Zwei Betroffene haben sich aufgrund der Strapazen offenbar bereits krankschreiben lassen. Weitere überlegen, diese Position künftig abzulehnen oder den Dienst zu verweigern.
Karin Burkhalter, Mediensprecherin der Parlamentsdienste, bestätigt die neue Regelung. «Es gehört zu den Aufgaben der Sicherheitsbehörden, bestehende Prozesse laufend auf ihre Wirksamkeit zu überprüfen», erklärt sie. So seien «die in der Sommersession gemachten Rückmeldungen zum sitzenden Sicherheitspersonal ernst genommen» und in die Sicherheitsüberlegungen einbezogen worden.
Musst du bei deiner Arbeit auch lange stehen?
«Eine sitzende Person ist in ihrer Beweglichkeit und Reaktionsgeschwindigkeit eingeschränkt und kann deshalb in gewissen Situationen ihre Aufgabe nicht vollumfänglich erfüllen», begründet Burkhalter. Einsätze im Stehen seien für geschultes Sicherheitspersonal nichts Ungewöhnliches.
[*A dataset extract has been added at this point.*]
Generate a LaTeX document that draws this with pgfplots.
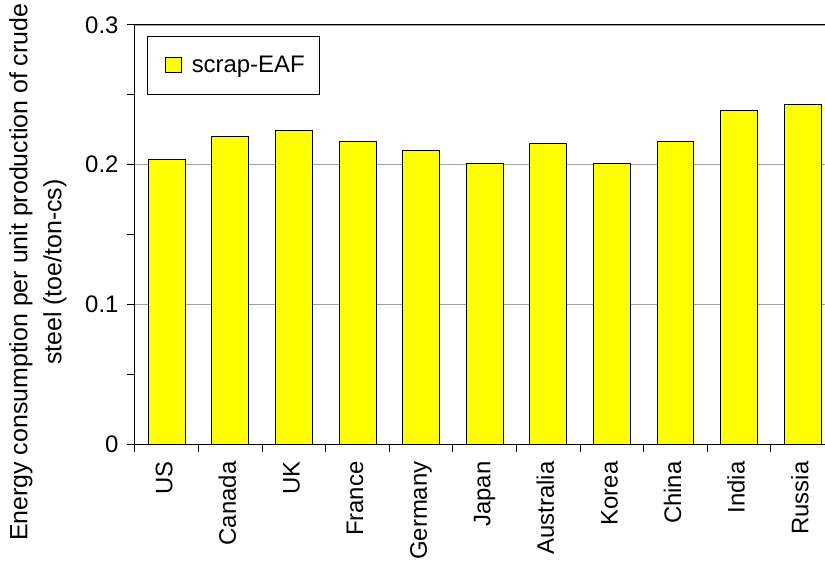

«Regelmässige Rotation, Pausen und Erholungszeiten sind Bestandteil einer umsichtigen und professionellen Einsatzplanung», so die Sprecherin weiter. Damit werde dem Gesundheitsschutz Rechnung getragen. Eine Anfrage beim Bundesamt für Polizei, Fedpol, wurde praktisch wortgleich beantwortet.
«Gehts noch?!»: Links und Rechts sind empört
Jacqueline Badran, SP-Nationalrätin aus Zürich, zeigt sich empört über den Steh-Befehl des Generalsekretärs der Parlamentsdienste. «Wir sind doch nicht im Mittelalter. Kollektivstrafen, die erst noch nutzlos sind, sind doch komplett daneben. Gehts noch?!», fragt sie rhetorisch.
Auch die Aargauer SVP-Nationalrätin Martina Bircher ist irritiert. «Ich finde das schikanös. Ich erwarte, dass der Steh-Befehl rückgängig gemacht wird.» Die Chancen dazu stehen gut, wie 20 Minuten weiss.
SP-Nationalrat Eric Nussbaumer ist aktuell Vize-Präsident des Nationalrats und Delegierter für den Kontakt zu den Parlamentsdiensten. Am Mittwoch findet eine Sitzung statt, wo Nussbaumer die Situation regeln will. «Ich werde dafür sorgen, dass die Polizistinnen und Polizisten wieder angenehm arbeiten und gleichzeitig ihre Sicherheitsfunktion gut wahrnehmen können», verspricht der Baselbieter.
Wie genau eine Lösung aussehen könnte, ist unklar. Dem Vernehmen nach ist ein Kompromiss mit Stehstühlen denkbar.